Cutting-edge vegan ingredient claims to mimic human collagen

By Nikki Hancocks contact

- Last updated on GMT

Cutting-edge vegan ingredient claims to mimic human collagen

Related tags: vegan, Collagen, beauty, Joint health, Innovation

New 'vegan collagen' brand VeCollal, in collaboration with AminoLabs, has created an ingredient which claims to mimic the amino acid profile of human collagen exactly.

Expected to launch in the first quarter of 2022, VeCollal​ - short for Vegan Collagen Alternative- can be used in a wide range of formats, including powder, capsules, liquids, functional food and face creams, and has been formulated to have a mild taste ideal for pairing with fruity flavours. 

Tony Van Campen, founder of VeCollal and former Head of Sales at Aminolabs, explains: “Collagen and veganism were two of the biggest trends last year. Sustainability is a key driver for consumers, as per the latest Deloitte reports - 30% of British consumers in 2020 reduced the amount of animal products they eat in order to adopt a more sustainable lifestyle.

“And yet there’s no real vegan or sustainable alternative for collagen on the market yet. Animals and humans naturally make their own collagen by breaking down dietary protein into amino acids and constructing collagen that has a very specific ratio of amino acids. Therefore, until now, getting these specific amino acids in the right ratios would mean consuming collagen that can only be found in animal sources.

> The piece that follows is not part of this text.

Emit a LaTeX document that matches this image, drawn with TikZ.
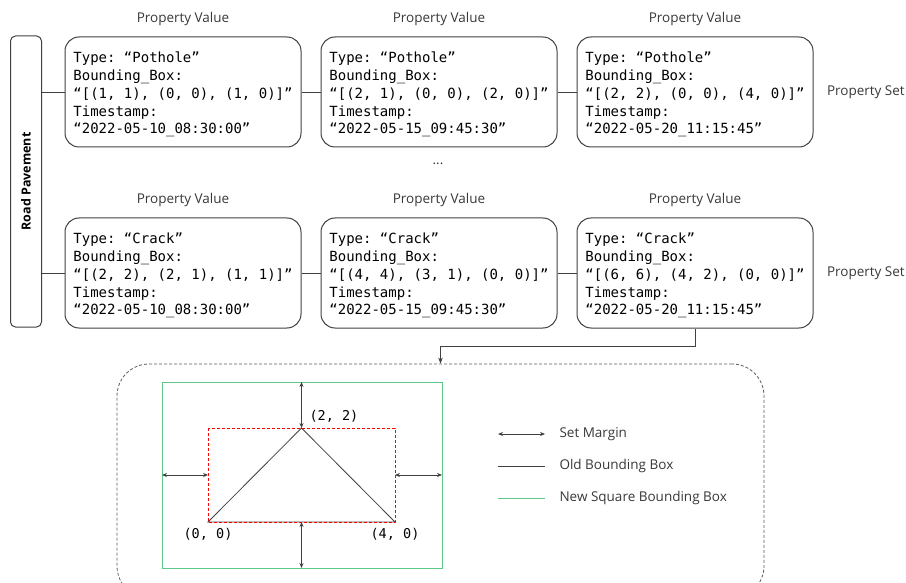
\documentclass[tikz,border=0pt]{standalone}
\usepackage{fontspec}
\setmainfont{Open Sans}
\setsansfont{Open Sans}
\setmonofont{DejaVu Sans Mono}
\usepackage{xcolor}
\usetikzlibrary{arrows.meta, positioning}

\definecolor{linegray}{HTML}{404040}
\definecolor{textgray}{HTML}{383838}
\definecolor{boxgreen}{HTML}{5CC98A}
\newcommand{\toppad}{\rule{0pt}{16pt}}

\begin{document}
\begin{tikzpicture}[x=1pt, y=-1pt,
        node distance=19pt,
        record/.style={rectangle, draw=linegray, line width=1pt, rounded corners=14pt, minimum width=236pt, minimum height=110pt, inner sep=0pt, align=left, font=\ttfamily\fontsize{14}{17.8}\selectfont},
        caption/.style={font=\fontsize{13.5}{16}\selectfont, text=textgray},
        pointlabel/.style={font=\ttfamily\fontsize{13.5}{16}\selectfont, text=black},
        link/.style={draw=linegray, line width=0.8pt},
        margin/.style={{Stealth[length=5pt,width=4pt]}-{Stealth[length=5pt,width=4pt]}, draw=linegray, line width=0.8pt}
    ]
    \useasboundingbox (0,0) rectangle (906,583);

    % Nodes
    \node[rectangle, draw=linegray, line width=1pt, rounded corners=5pt, rotate=90, minimum width=291pt, minimum height=31pt, font=\bfseries\fontsize{12.5}{15}\selectfont] (road) at (26,181.5) {Road Pavement};

    \node[record] (p1) at (183,92) {\toppad Type: “Pothole”\\Bounding\_Box:\\“[(1, 1), (0, 0), (1, 0)]”\\Timestamp:\\“2022-05-10\_08:30:00”};
    \node[record, right=of p1] (p2) {\toppad Type: “Pothole”\\Bounding\_Box:\\“[(2, 1), (0, 0), (2, 0)]”\\Timestamp:\\“2022-05-15\_09:45:30”};
    \node[record, right=of p2] (p3) {\toppad Type: “Pothole”\\Bounding\_Box:\\“[(2, 2), (0, 0), (4, 0)]”\\Timestamp:\\“2022-05-20\_11:15:45”};

    \node[record] (c1) at (183,273) {\toppad Type: “Crack”\\Bounding\_Box:\\“[(2, 2), (2, 1), (1, 1)]”\\Timestamp:\\“2022-05-10\_08:30:00”};
    \node[record, right=of c1] (c2) {\toppad Type: “Crack”\\Bounding\_Box:\\“[(4, 4), (3, 1), (0, 0)]”\\Timestamp:\\“2022-05-15\_09:45:30”};
    \node[record, right=of c2] (c3) {\toppad Type: “Crack”\\Bounding\_Box:\\“[(6, 6), (4, 2), (0, 0)]”\\Timestamp:\\“2022-05-20\_11:15:45”};

    \node[caption, above=7pt of p1] (pv1) {Property Value};
    \node[caption, above=7pt of p2] (pv2) {Property Value};
    \node[caption, above=7pt of p3] (pv3) {Property Value};
    \node[caption, above=7pt of c1] (cv1) {Property Value};
    \node[caption, above=7pt of c2] (cv2) {Property Value};
    \node[caption, above=7pt of c3] (cv3) {Property Value};
    \node[caption, right=10pt of p3] (pset) {Property Set};
    \node[caption, right=10pt of c3] (cset) {Property Set};
    \node[caption] (dots) at (438,164) {...};

    \node[rectangle, draw=linegray!85, dash pattern=on 3pt off 2pt, line width=0.8pt, rounded corners=32pt, minimum width=647pt, minimum height=234pt] (frame) at (440.5,481) {};

    % Edges
    \draw[link] (p1.west -| road.south) -- (p1.west);
    \draw[link] (c1.west -| road.south) -- (c1.west);
    \draw[link] (p1) -- (p2);
    \draw[link] (p2) -- (p3);
    \draw[link] (c1) -- (c2);
    \draw[link] (c2) -- (c3);
    \draw[link, -{Stealth[length=6pt,width=4.5pt]}] (c3.south) -- ++(0,18) -| (frame.north);

    % Square bounding box
    \coordinate (top) at (301.5,428);
    \coordinate (left) at (208,522);
    \coordinate (right) at (395,522);
    \draw[boxgreen, line width=1pt] (162,382) rectangle (442,568);
    \draw[linegray, line width=0.8pt] (left) -- (top) -- (right) -- cycle;
    \draw[red, dash pattern=on 3pt off 2pt, line width=0.8pt] (208,428) rectangle (395,522);
    \draw[margin] (301.5,382) -- (top);
    \draw[margin] (301.5,522) -- (301.5,568);
    \draw[margin] (162,475) -- (208,475);
    \draw[margin] (395,475) -- (442,475);
    \node[pointlabel, anchor=west] (ltop) at (306,416) {(2, 2)};
    \node[pointlabel, below=3pt of left] (lleft) {(0, 0)};
    \node[pointlabel, below=3pt of right] (lright) {(4, 0)};

    % Legend
    \coordinate (m1) at (498,434);
    \coordinate (m2) at (545,434);
    \coordinate (o1) at (498,466);
    \coordinate (o2) at (545,466);
    \coordinate (n1) at (498,498);
    \coordinate (n2) at (545,498);
    \draw[margin] (m1) -- (m2);
    \draw[linegray, line width=0.8pt] (o1) -- (o2);
    \draw[boxgreen, line width=1pt] (n1) -- (n2);
    \node[caption, anchor=west] (lm) at (556,434) {Set Margin};
    \node[caption, anchor=west] (lo) at (556,466) {Old Bounding Box};
    \node[caption, anchor=west] (ln) at (556,498) {New Square Bounding Box};

\end{tikzpicture}
\end{document}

“A lot of brands have taken some of these amino acids and mixed them with superfoods and called it ‘vegan collagen’ but there’s very little science behind those products.”

In an aim to fill this gap in the market, Van Campen approached Dr. Josué Vázquez, a well-respected biomaterials specialist who specialises in tissue engineering, precision medicine and data science. 

“We asked him how can you create collagen from vegan sources and he informed us you can make ‘a biomimetic’ that copies the profile of human collagen as closely as possible.

“In fact, bovine and fish collagen are actually not identical to human collagen at all in terms of their amino acid composition, with some of the necessary amino acids missing completely,”​ adds Van Campen.

Dr. Vázquez went about defining and mimicking the amino acid profile of human type 1 collagen in a patent-pending formulation, and added this formulation to three nutrients known to stimulate the body’s natural collagen production – ginseng, vitamin C and asiaticoside. Aminolabs’s R&D department built on this formulation to develop the final product VeCollal.

Robert Walker, Head of Business Development and Growth at Aminolabs, says this new ingredient will appeal to a wide range of consumers in markets such as healthy ageing, sports nutrition and beauty-from-within.

He adds: “What has happened in the vegan collagen market is similar to what has happened in the vegan meat market in that innovators were trying to replace the taste and texture of meat with different ingredients but now science has taken the market beyond this and people are growing meat in a lab in order to make it more similar to the actual structure of meat.

“We too are aiming to replicate human collagen as close as possible rather than create something similar.”

Van Campen adds: “There are players working on lab grown collagen by introducing collagen genes to plants and then isolating these by fermentation but that brings a whole set of questions around regulation and ethics in terms of who will want collagen from genetically engineered plants.

"We are convinced VeCollal is as close to human type I collagen as possible without genetic engineering.”